Estas mujeres son presentadas por intermedio del inspector Grant, a través de cuya mirada la autora contrabandea algunas impresiones sobre la condición femenina en un mundo esencialmente regido por hombres, a pesar de tratarse de una colonia de artistas, donde las libertades se viven de otra manera. Un ejemplo: “Qué mujer tan admirable, pensó mientras conducía. Admirable de veras. Sin preguntas, sin insinuaciones, sin sondeos femeninos. Su aceptación de lo sucedido era extraordinariamente masculina. Quizás fuera su completa falta de dependencia de los hombres lo que le intimidaba de ella”. Otro punto alto en la escritura de Tey lo constituye su capacidad de introducir personajes con apenas un par de pinceladas, como cuando escribe: “Entonces llegó el vicario. Al parecer, nadie se había acordado de que venía a cenar. Era esa clase de hombre”.

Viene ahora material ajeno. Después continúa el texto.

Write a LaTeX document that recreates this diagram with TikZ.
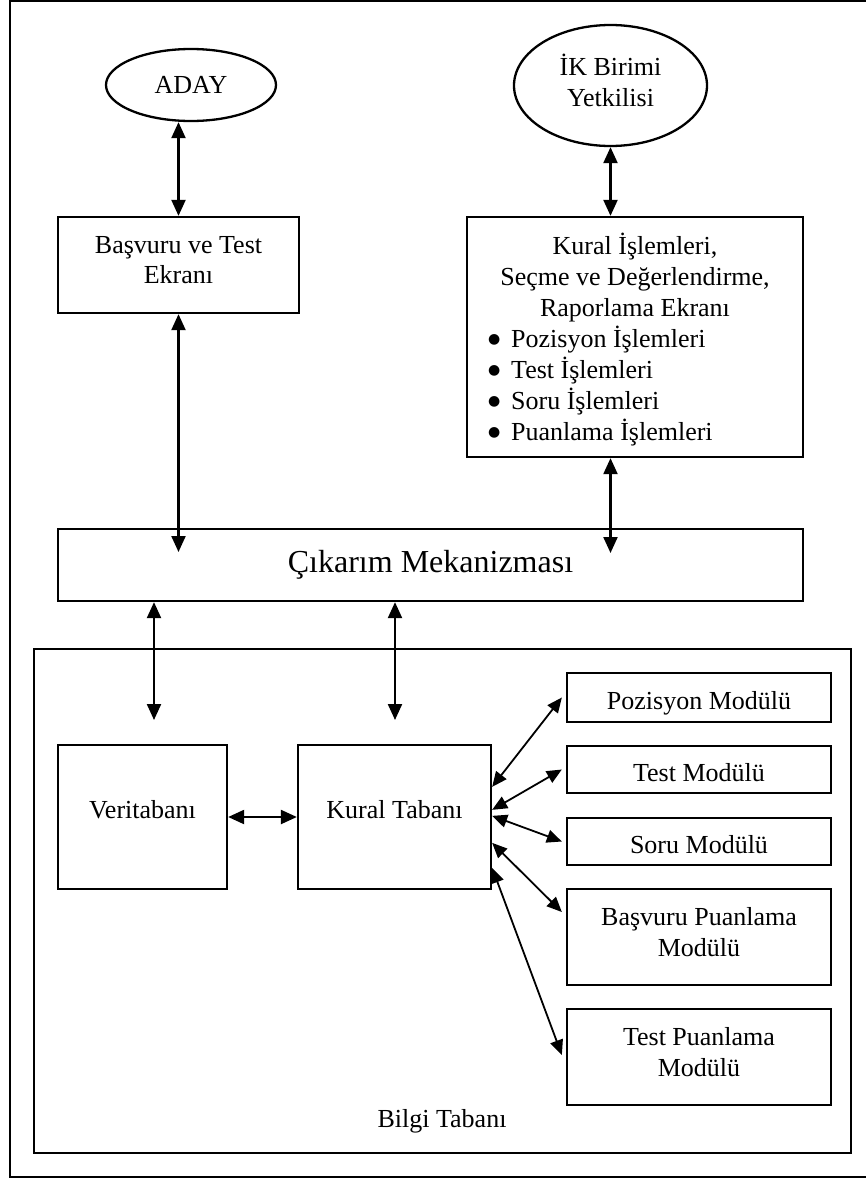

De lectura amena y sin caer en las fáciles concesiones del género para con el lector (la elipsis es una mina permanente bajo el avance de las páginas de esta novela), Amar y ser sabio se lee con una doble motivación: la de querer conocer el final y la de salir en procura de otros libros de la autora.

Amar y ser sabio. De Josephine Tey. España, Hoja de Lata, 2021, 304 páginas. Traducción de Pablo González-Nuevo.